Stonebride: The Marriage of Space and Earth

Posted in Reviews on June 15th, 2010 by JJ Koczan

The second full-length onslaught from these Croatian purveyors of the heavy cosmic psych, Summon the Waves (Setalight Records) finds the four-piece Stonebride coloring outside the lines in Hubble shades while nodding at the head-caked riff crowd with amped crunch and minor-key melodicism. The psych here is dark (that whole minor-key thing) and moody, but never whiny or miserable. Rather, Stonebride play layers of guitar off each other in extended passages and occasionally go into hyper-hypnotism with sometimes too-brief moments of repetition. Head. Trip. Rock.

All seems straightforward and riffy from the intro “The Phoenix,” but “Shadows Like Snakes” makes short work of that impression, constantly shaping and reshaping itself over its nine and a half minute runtime. Though the track begins heavy, the self-harmonizing vocals of Krnfa add complexity to the songcraft, doing call and response à la Dirt-era Alice in Chains for a chorus of “In the arms of God/There is no shame/In the Arms of God/We’re all the same,” while Tjemisir’s guitars chug out underneath. At about the 4:30 mark, the song opens up for an extended instrumental jam that not only shows of Tjemisir’s solo acumen, but some impressive tom work from drummer Thee Steps and well-timed distortion from relatively banally-named bassist Lenny.

So then you’ve got it all figured out again, and you think Stonebride’s Summon the Waves is just going to be another one of those meandering heavy psych records – a little more weighty than Colour Haze or any of their growing legion of imitators, but making plenty of the same moves structurally – and there comes “Crimson Tongue” and “Mute Heart Rivers,” two six-plus minute offerings that up the melody and heavy/ambient interchange. “Crimson Tongue” has some megaphone vocals from Krnfa in the verse but changes to a whispery, softer approach for the chorus, where Thee Steps’ hi-hat is almost a little too busy hitting sixteenths.
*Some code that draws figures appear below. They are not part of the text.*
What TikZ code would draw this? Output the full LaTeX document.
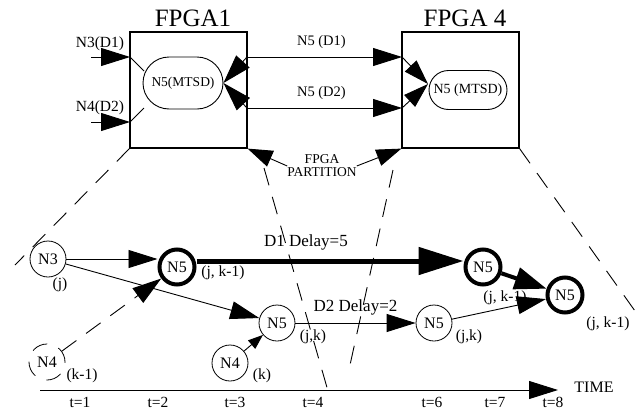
\documentclass[tikz,border=0pt]{standalone}
\usepackage{fontspec}
\setmainfont{Liberation Serif}
\usetikzlibrary{arrows.meta,shapes.misc}

\begin{document}
\begin{tikzpicture}[x=1pt,y=-1pt,
    txt/.style={inner sep=0pt,font={\fontsize{15.5}{16}\selectfont}},
    fpga/.style={draw,line width=1.2pt,minimum width=117pt,minimum height=116pt,inner sep=0pt},
    mtsd/.style={draw,rounded rectangle,line width=0.9pt,inner sep=0pt,font={\fontsize{13.5}{14}\selectfont}},
    vtx/.style={draw,circle,line width=0.8pt,minimum size=36pt,inner sep=0pt,font={\fontsize{16}{17}\selectfont}},
    hot/.style={vtx,line width=4pt,minimum size=35pt},
    big/.style={line width=0.9pt,-{Triangle[length=29pt,width=18pt]}},
    small/.style={line width=0.9pt,-{Triangle[length=15pt,width=11pt]}},
    huge/.style={line width=5pt,-{Triangle[length=45pt,width=27pt]}},
    zoomline/.style={line width=0.9pt,dash pattern=on 18pt off 12pt}]
\useasboundingbox (0,0) rectangle (641,410);

% ---- upper half: the two FPGAs ----
\node[fpga] (fpga1) at (188.5,90) {};
\node[fpga] (fpga4) at (460.5,90) {};
\node[inner sep=0pt,font={\fontsize{25}{26}\selectfont}] (name1) at (193,18) {FPGA1};
\node[inner sep=0pt,font={\fontsize{25}{26}\selectfont}] (name4) at (465,18) {FPGA 4};

\node[mtsd,minimum width=80pt,minimum height=52pt] (mtsd1) at (183,83) {N5(MTSD)};
\node[mtsd,minimum width=78pt,minimum height=39pt,font={\fontsize{14}{15}\selectfont}] (mtsd4) at (468,90) {N5 (MTSD)};

% pins on the box edges
\coordinate (a1) at (130,57);
\coordinate (a2) at (130,122);
\coordinate (b1) at (247,57);
\coordinate (b2) at (247,108);
\coordinate (c1) at (402,57);
\coordinate (c2) at (402,108);
\coordinate (in1) at (91,57);
\coordinate (in2) at (91,122);
\coordinate (s1) at (144,71);
\coordinate (s2) at (144,108);
\coordinate (m4) at (428,84);

% inputs of FPGA1
\node[txt] (l31) at (100,44) {N3(D1)};
\node[txt] (l42) at (100,108) {N4(D2)};
\draw[big] (in1) -- (a1);
\draw[big] (in2) -- (a2);
\draw[line width=0.9pt] (a1) -- (s1);
\draw[line width=0.9pt] (a2) -- (s2);
\draw[big] (b1) -- (mtsd1.east);
\draw[big] (b2) -- (mtsd1.east);

% nets between the FPGAs
\draw[big] (b1) -- (c1) node[txt,font={\fontsize{14.5}{15}\selectfont},pos=0.48,above=8pt] (n5d1) {N5 (D1)};
\draw[big] (b2) -- (c2) node[txt,font={\fontsize{14.5}{15}\selectfont},pos=0.48,above=8pt] (n5d2) {N5 (D2)};
\draw[line width=0.9pt,-{Triangle[length=25pt,width=16pt]}] (c1) -- (m4);
\draw[line width=0.9pt,-{Triangle[length=25pt,width=16pt]}] (c2) -- (m4);

% partition
\node[txt,align=center,font={\fontsize{13.5}{13}\selectfont}] (part) at (322,166) {FPGA\\PARTITION};
\draw[line width=0.9pt,-{Triangle[length=25pt,width=17pt]}] (part.west) -- (fpga1.south east);
\draw[line width=0.9pt,-{Triangle[length=25pt,width=17pt]}] (part.east) -- (fpga4.south west);

% ---- lower half: time steps ----
\node[vtx] (n3) at (48,259) {N3};
\node[hot] (n5a) at (177,267) {N5};
\node[vtx] (n5b) at (277,323) {N5};
\node[vtx] (n4b) at (230,363) {N4};
\node[vtx,dashed,dash pattern=on 16pt off 12pt] (n4a) at (47,362) {N4};
\node[vtx] (n5c) at (434,323) {N5};
\node[hot] (n5d) at (483,267) {N5};
\node[hot] (n5e) at (565,295) {N5};

\node[txt] (jl) at (60,285) {(j)};
\node[txt] (k1l) at (82,376) {(k-1)};
\node[txt] (kl) at (262,376) {(k)};
\node[txt] (jk1a) at (223,273) {(j, k-1)};
\node[txt] (jka) at (313,337) {(j,k)};
\node[txt] (jkb) at (469,337) {(j,k)};
\node[txt] (jk1b) at (505,298) {(j, k-1)};
\node[txt] (jk1c) at (608,324) {(j, k-1)};

\draw[big] (n3.east) -- (n3.east -| n5a.west);
\draw[big] (n3) -- (n5b);
\draw[big,dashed,dash pattern=on 18pt off 12pt] (n4a) -- (n5a);
\draw[small] (n4b) -- (n5b);
\draw[huge] ([yshift=6pt]n5a.east) -- ([yshift=6pt]n5d.west)
    node[txt,font={\fontsize{17}{18}\selectfont},pos=0.41,above=8pt] (d1) {D1 Delay=5};
\draw[big] (n5b) -- (n5c) node[txt,font={\fontsize{17}{18}\selectfont},midway,above=7pt] (d2) {D2 Delay=2};
\draw[big] (n5c) -- (n5e);
\draw[line width=4pt,-{Triangle[length=32pt,width=22pt]}] (n5d) -- (n5e);

% zoom lines from the boxes
\draw[zoomline] (fpga1.south west) -- (15,265);
\draw[zoomline] (264,168) -- (330,398);
\draw[zoomline] (393,170) -- (350,365);
\draw[zoomline] (fpga4.south east) -- (640,318);

% time axis
\coordinate (t0) at (40,390);
\coordinate (tend) at (558,390);
\draw[big] (t0) -- (tend);
\node[inner sep=0pt,font={\fontsize{16}{17}\selectfont}] (time) at (594,387) {TIME};
\foreach \x/\t in {80/1,158/2,235/3,313/4,432/6,495/7,553/8}
    \node[txt] (tick\t) at (\x,402) {t=\t};
\end{tikzpicture}
\end{document}
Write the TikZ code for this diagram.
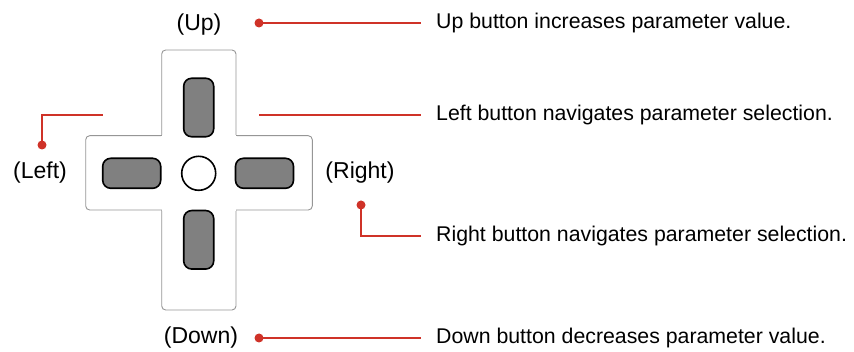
\documentclass[tikz,border=0pt]{standalone}
\usepackage{fontspec}
\setmainfont{Liberation Sans}
\definecolor{leadred}{RGB}{207,50,40}
\definecolor{btngray}{RGB}{128,128,128}
\definecolor{padline}{RGB}{150,150,150}
\begin{document}
\begin{tikzpicture}[x=1pt,y=-1pt,
  lbl/.style={inner sep=0pt,font=\fontsize{23}{27}\selectfont},
  desc/.style={inner sep=0pt,font=\fontsize{21.3}{25}\selectfont,anchor=west},
  vbtn/.style={draw=black,line width=1.6pt,fill=btngray,rounded corners=8pt,minimum width=30pt,minimum height=58.5pt,inner sep=0pt},
  hbtn/.style={draw=black,line width=1.6pt,fill=btngray,rounded corners=8pt,minimum width=58pt,minimum height=30pt,inner sep=0pt},
  padarm/.style={draw=padline,line width=0.9pt,fill=white,rounded corners=4pt},
  lead/.style={draw=leadred,line width=1.8pt},
  dotc/.style={fill=leadred,circle,inner sep=0pt,minimum size=9pt}]
\useasboundingbox (0,0) rectangle (854,352);
% pad outline
\draw[padarm] (161.7,50) rectangle (236,310);
\draw[padarm] (85.7,135.7) rectangle (312.3,210);
\fill[white] (162.2,134.9) rectangle (235.5,210.8);
\fill[white] (160.9,136.2) rectangle (236.8,209.5);
% buttons
\node[vbtn] (bup) at (198.7,107.5) {};
\node[vbtn] (bdown) at (198.7,239.8) {};
\node[hbtn] (bleft) at (131.7,173.3) {};
\node[hbtn] (bright) at (264.5,173.3) {};
\node[draw=black,line width=1.6pt,fill=white,circle,minimum size=34pt,inner sep=0pt] (bc) at (198.7,173.3) {};
% labels
\node[lbl] (lup) at (199,25) {(Up)};
\node[lbl] (ldown) at (201,338) {(Down)};
\node[lbl] (lleft) at (40,173) {(Left)};
\node[lbl] (lright) at (360,173) {(Right)};
% descriptions
\node[desc] (dup) at (436,23) {Up button increases parameter value.};
\node[desc] (dleft) at (436,115) {Left button navigates parameter selection.};
\node[desc] (dright) at (436,236) {Right button navigates parameter selection.};
\node[desc] (ddown) at (436,338) {Down button decreases parameter value.};
% leader points
\node[dotc] (pup) at (259,23) {};
\node[dotc] (pdown) at (259,338) {};
\node[dotc] (pleft) at (42,145) {};
\node[dotc] (pright) at (361,205) {};
\coordinate (lstart) at (259,115);
\coordinate (lend) at (103,115);
% connectors
\draw[lead,shorten >=15pt] (pup.center) -- (dup.west);
\draw[lead,shorten >=15pt] (pdown.center) -- (ddown.west);
\draw[lead,shorten >=15pt] (lstart) -- (dleft.west);
\draw[lead] (pleft.center) |- (lend);
\draw[lead,shorten >=15pt] (pright.center) |- (dright.west);
\end{tikzpicture}
\end{document}
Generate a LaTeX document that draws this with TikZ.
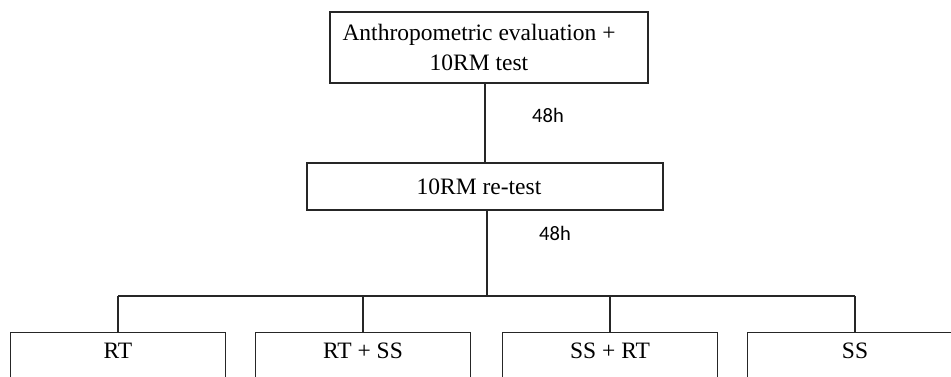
\documentclass[tikz,border=0pt]{standalone}
\usepackage{fontspec}
\setmainfont{Liberation Serif}
\newfontfamily\labelfont{Carlito}
\newcommand\padright[1]{\hbox to #1{}}
\begin{document}
\begin{tikzpicture}[x=1pt,y=-1pt,
  box/.style={draw=black!85,line width=1.2pt,rectangle,inner sep=0pt,align=center,
    font=\fontsize{23.5}{30}\selectfont},
  groupbox/.style={box,anchor=north,minimum width=215pt,text height=15pt,text depth=60pt,
    inner ysep=11pt},
  conn/.style={draw=black!85,line width=1.2pt},
  timelbl/.style={font=\labelfont\fontsize{20.5}{24}\selectfont,inner sep=0pt}]
\useasboundingbox (0,0) rectangle (951,376);
\clip (0,0) rectangle (951,376);
\fill[white] (0,0) rectangle (951,376);
\node[box,minimum width=318pt,minimum height=71pt] (top) at (489,47.5)
  {Anthropometric evaluation +\padright{20pt}\\10RM test\padright{20pt}};
\node[box,minimum width=356pt,minimum height=47pt] (mid) at (485,186.5) {10RM re-test\padright{12pt}};
\node[timelbl] (t1) at (548,115) {48h};
\node[timelbl] (t2) at (555,233) {48h};
\node[groupbox] (g1) at (118,332) {RT};
\node[groupbox] (g2) at (363,332) {RT + SS};
\node[groupbox] (g3) at (610,332) {SS + RT};
\node[groupbox] (g4) at (855,332) {SS};
\coordinate (bus) at (487,296);
\draw[conn] (mid.north) -- (mid.north |- top.south);
\draw[conn] (mid.south -| bus) -- (bus);
\draw[conn] (g1.north |- bus) -- (g4.north |- bus);
\draw[conn] (g1.north |- bus) -- (g1.north);
\draw[conn] (g2.north |- bus) -- (g2.north);
\draw[conn] (g3.north |- bus) -- (g3.north);
\draw[conn] (g4.north |- bus) -- (g4.north);
\end{tikzpicture}
\end{document}
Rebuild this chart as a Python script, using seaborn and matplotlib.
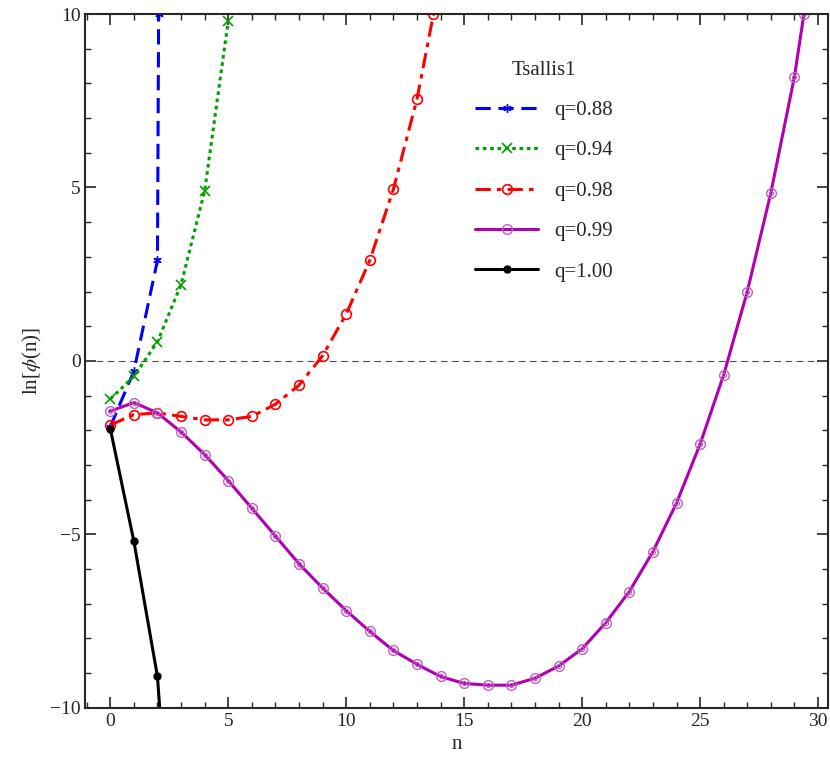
import matplotlib
matplotlib.use("Agg")
import matplotlib.pyplot as plt
import seaborn as sns
from matplotlib.ticker import MultipleLocator

sns.set_style("ticks")
plt.rcParams["font.family"] = "Liberation Serif"
plt.rcParams["mathtext.fontset"] = "stix"

n_088 = [0, 1, 2, 2.05]
v_088 = [-1.9, -0.3, 2.9, 10.0]
n_094 = [0, 1, 2, 3, 4, 5]
v_094 = [-1.1, -0.45, 0.55, 2.2, 4.9, 9.8]
n_098 = list(range(0, 14)) + [13.7]
v_098 = [-1.85, -1.55, -1.5, -1.6, -1.7, -1.7, -1.6, -1.25, -0.7, 0.15,
         1.35, 2.9, 4.95, 7.55, 10.0]
n_099 = list(range(0, 30)) + [29.4]
v_099 = [-1.45, -1.2, -1.5, -2.05, -2.7, -3.45, -4.25, -5.05, -5.85, -6.55,
         -7.2, -7.8, -8.35, -8.75, -9.1, -9.3, -9.35, -9.35, -9.15, -8.8,
         -8.3, -7.55, -6.65, -5.5, -4.1, -2.4, -0.4, 2.0, 4.85, 8.2, 10.0]
n_100 = [0, 1, 2, 2.2]
v_100 = [-1.95, -5.2, -9.1, -11.0]

fig, ax = plt.subplots(figsize=(8.3, 7.82), dpi=100)
ax.axhline(0, color="0.3", lw=0.8, ls=(0, (6, 4)))

series = [
    (n_088, v_088, "q=0.88", dict(color="#0000ff", ls=(0, (5, 2.5)), marker=(6, 2, 0), ms=6, mew=1)),
    (n_094, v_094, "q=0.94", dict(color="#00a000", ls=(0, (1.2, 1.2)), marker="x", ms=7, mew=1.2)),
    (n_098, v_098, "q=0.98", dict(color="#ff0000", ls=(0, (5, 2, 1.5, 2)), marker="o", ms=7,
                                  mfc="none", mew=1.2)),
    (n_099, v_099, "q=0.99", dict(color="#b000b0", ls="-", marker="o", ms=7, mfc="none",
                                  mec="#c060c0", mew=1)),
    (n_100, v_100, "q=1.00", dict(color="black", ls="-", marker="o", ms=5)),
]
for xs, ys, lab, kw in series:
    ax.plot(xs, ys, lw=2.2, label=lab, **kw)
# inner dot for purple double-circle markers
ax.plot(n_099, v_099, ls="none", marker="o", ms=3, mfc="none", mec="#c060c0", mew=0.8)

ax.set_xlim(-1.05, 30.4)
ax.set_ylim(-10, 10)
ax.xaxis.set_major_locator(MultipleLocator(5))
ax.xaxis.set_minor_locator(MultipleLocator(1))
ax.yaxis.set_major_locator(MultipleLocator(5))
ax.yaxis.set_minor_locator(MultipleLocator(1))
ax.tick_params(which="both", direction="in", top=True, right=True, labelsize=14)
ax.tick_params(which="major", length=8, width=1.2)
ax.tick_params(which="minor", length=4, width=1)
for s in ax.spines.values():
    s.set_linewidth(1.5)
ax.set_xticklabels(["" if t < 0 else f"{int(t)}" for t in ax.get_xticks()])
ax.set_yticklabels([f"{int(t)}".replace("-", "\u2212") for t in ax.get_yticks()])
ax.set_xlabel("n", fontsize=15)
ax.set_ylabel(r"ln[$\phi$(n)]", fontsize=15)

ax.legend(title="Tsallis1", loc="upper left", bbox_to_anchor=(0.5, 0.96),
          frameon=False, fontsize=15, title_fontsize=15,
          handlelength=3, labelspacing=1.0)
plt.subplots_adjust(left=0.103, right=0.997, top=0.982, bottom=0.095)
fig.savefig("out.png", dpi=100)
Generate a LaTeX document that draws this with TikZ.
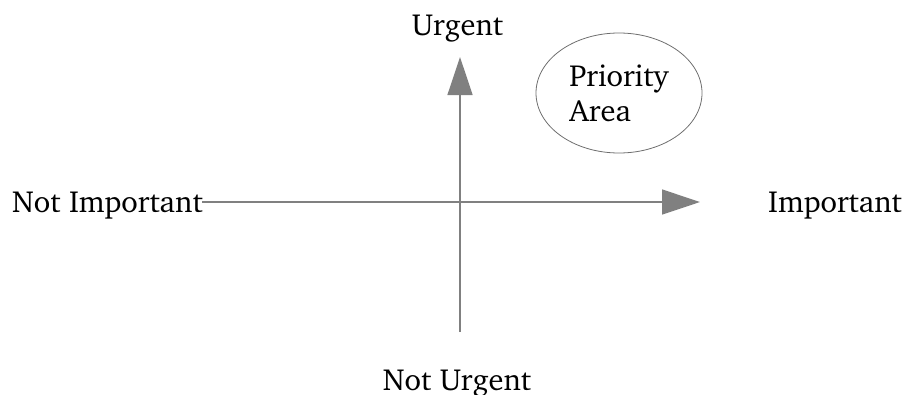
\documentclass[tikz,border=0pt]{standalone}
\usepackage[T1]{fontenc}
\renewcommand{\rmdefault}{bch}
\usetikzlibrary{arrows.meta,shapes.geometric}
\definecolor{axisgray}{RGB}{128,128,128}
\definecolor{rimgray}{RGB}{110,110,110}
\tikzset{
  lbl/.style={font=\fontsize{30.5}{35}\selectfont, inner sep=0pt, text=black},
  axisline/.style={draw=axisgray, line width=1.3pt,
    -{Triangle[length=38pt,width=25pt,fill=axisgray]}},
  areabubble/.style={ellipse, draw=rimgray, line width=0.8pt,
    minimum width=166pt, minimum height=120pt, inner sep=0pt, align=left,
    font=\fontsize{30.5}{35}\selectfont}
}
\begin{document}
\begin{tikzpicture}[x=1pt,y=-1pt]
\useasboundingbox (0,0) rectangle (905,394);
\node[lbl, anchor=base west] (notimp) at (12,212) {Not Important};
\node[lbl, anchor=base west] (imp) at (768,212) {Important};
\node[lbl, anchor=base] (urg) at (457.5,35) {Urgent};
\node[lbl, anchor=base] (noturg) at (457,390) {Not Urgent};
\node[areabubble] (prio) at (619,93) {Priority\\Area};
\coordinate (hl) at (202,202);
\coordinate (hr) at (700,202);
\coordinate (vb) at (460,332);
\coordinate (vt) at (460,57);
\draw[axisline] (hl) -- (hr);
\draw[axisline] (vb) -- (vt);
\end{tikzpicture}
\end{document}
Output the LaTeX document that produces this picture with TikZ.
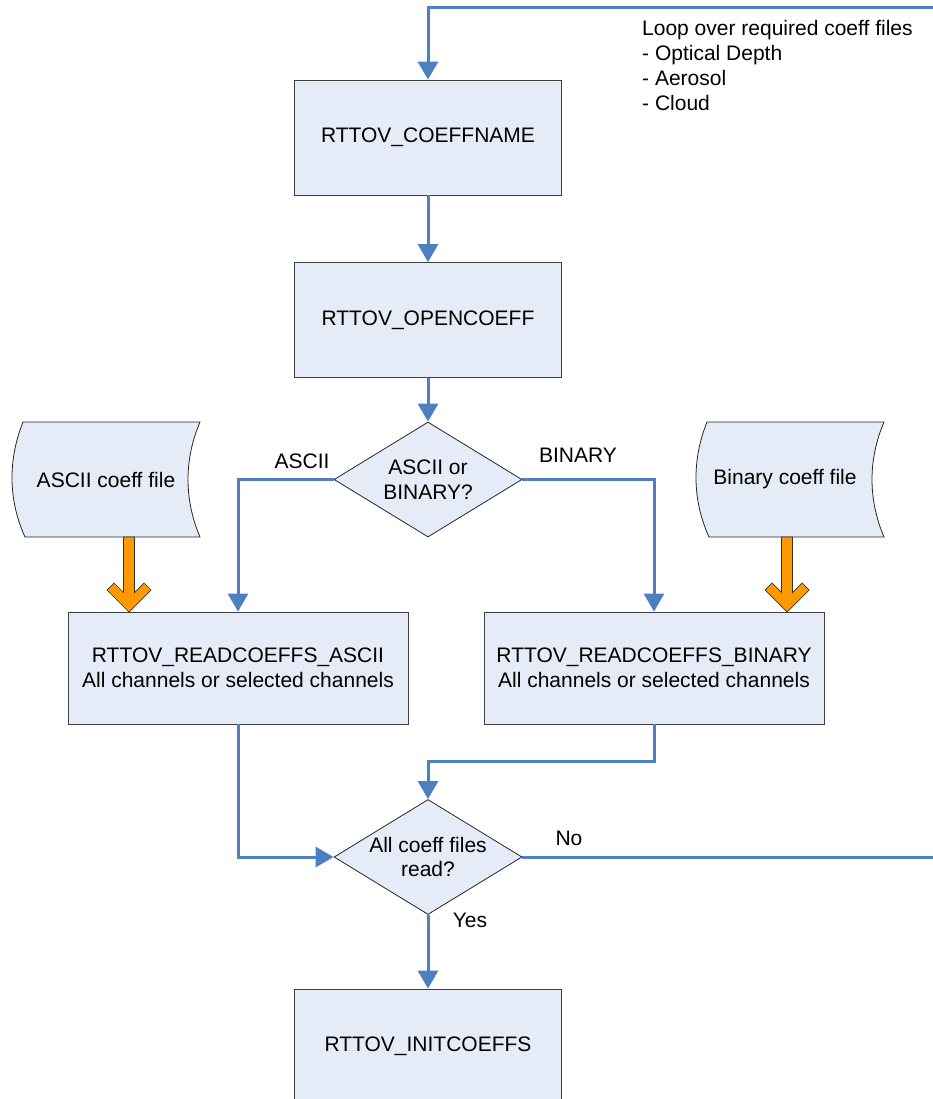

But soon the music changes again, the guitars pick up and you’re grooving on one of those High on Fire moments where the chaos has given way to the power of the riff. It’s a suitable lead-in for the Melvins-style drum opening of “Mute Heart Rivers,” which retains its percussive edge throughout, affecting a slow build that culminates, appropriately, shortly before the song ends.